21.2 - 22.3.2025
Tom Christoffersen Gallery is pleased to present Middle Aged, an exhibition of new paintings by New York-based artist Dan Schein. Full of sardonic humor, these new canvases are borne from a stew of influences and references that is very much Schein’s own. Influences range from medieval and early renaissance art to the Lord of the Rings; adult magazines; female bodies – glorified on social media’s more bizarre reaches – that have been surgically forged into cartoonishly proportions, as well as contemporary anxiety (personal and societal) about the malevolent forces currently reshaping political landscapes.
The show’s title is a wry dual reference to both midlife – that period of adulthood sandwiched between youth and old age that’s so associated with physical and psychological change, along with an increasing awareness of one’s own mortality – and the art historical period that has exerted such a potent influence on this recent body of work. The artist has a particular fascination with the medieval era’s illuminated manuscripts – highly ornate, handwritten and illustrated books, written in flourishing script and featuring richly colored illustrations. While they are often celebrated for their lavish beauty and the skill involved in their creation, their appeal to Schein is far more idiosyncratic. He is more impressed by the figures’ cadaver-esque faces with their uniformly blank expressions and exaggerated eyelids, their bizarre depictions of myths, religious stories, and everyday life, as well as the clumsy theatricality engendered by scenes painted before the development of perspective drawing in the mid 15th century.
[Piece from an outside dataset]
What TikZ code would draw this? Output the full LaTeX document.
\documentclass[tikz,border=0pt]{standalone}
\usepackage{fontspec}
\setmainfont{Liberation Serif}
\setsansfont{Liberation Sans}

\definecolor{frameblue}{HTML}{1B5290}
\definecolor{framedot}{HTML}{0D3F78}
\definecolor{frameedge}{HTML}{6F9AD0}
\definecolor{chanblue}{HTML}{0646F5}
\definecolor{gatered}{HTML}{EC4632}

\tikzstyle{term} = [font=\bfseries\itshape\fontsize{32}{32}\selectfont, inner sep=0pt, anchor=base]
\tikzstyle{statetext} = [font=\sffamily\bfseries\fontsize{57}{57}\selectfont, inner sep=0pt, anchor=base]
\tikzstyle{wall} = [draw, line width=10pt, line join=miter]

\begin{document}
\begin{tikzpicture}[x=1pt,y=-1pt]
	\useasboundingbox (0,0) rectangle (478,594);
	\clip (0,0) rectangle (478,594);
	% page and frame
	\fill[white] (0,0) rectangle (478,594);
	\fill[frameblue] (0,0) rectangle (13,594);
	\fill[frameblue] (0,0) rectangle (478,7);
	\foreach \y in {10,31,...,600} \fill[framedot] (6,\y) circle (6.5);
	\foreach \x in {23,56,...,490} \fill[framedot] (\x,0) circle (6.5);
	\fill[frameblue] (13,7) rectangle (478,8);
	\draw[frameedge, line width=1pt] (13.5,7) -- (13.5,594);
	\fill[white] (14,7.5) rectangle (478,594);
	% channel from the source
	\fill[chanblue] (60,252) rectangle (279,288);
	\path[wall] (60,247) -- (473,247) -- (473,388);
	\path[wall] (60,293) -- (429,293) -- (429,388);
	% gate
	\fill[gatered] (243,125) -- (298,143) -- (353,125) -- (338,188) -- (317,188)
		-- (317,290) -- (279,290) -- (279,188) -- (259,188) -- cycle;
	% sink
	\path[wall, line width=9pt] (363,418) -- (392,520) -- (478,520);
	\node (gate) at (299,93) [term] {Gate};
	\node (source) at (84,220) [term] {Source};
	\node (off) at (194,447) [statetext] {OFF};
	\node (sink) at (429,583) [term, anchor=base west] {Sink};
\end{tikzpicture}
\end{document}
He looks to the past for inspiration not because he idealises it, but because it opens up far more space for his imagination, for the creation of his absurd yet profound scenes.
Medieval towers – populated by a peculiar cast – are an especially recurring motif: a woman with pendulous breasts gazes beatifically from a crenelated citadel; a beady-eyed character wields a knife while holding a severed head, both of them framed by a Romanesque window, or a gaudy monarch who seems to be wringing a dripping cloth from the top of a gothic belfry.
Schein’s creative process has fundamentally shifted in the last few years. Whereas he previously relied on a number of pre-sketches before starting work on a canvas, he has recently taken a far more intuitive, less controlled approach that allows the process of painting to dictate each final image. As he himself approaches middle age, the artist is confident enough to risk more, to honor his own instincts and feel confident that his signature frustration and anxieties are so built into his process as to be palpable in the paintings themselves.
Dan Schein was born in South Africa in 1985, and now lives and works in New York City. This is his fifth solo show with the gallery. He has shown widely across Europe and in the US; his next solo show is at JJ Murphy Gallery, New York City, in April 2025.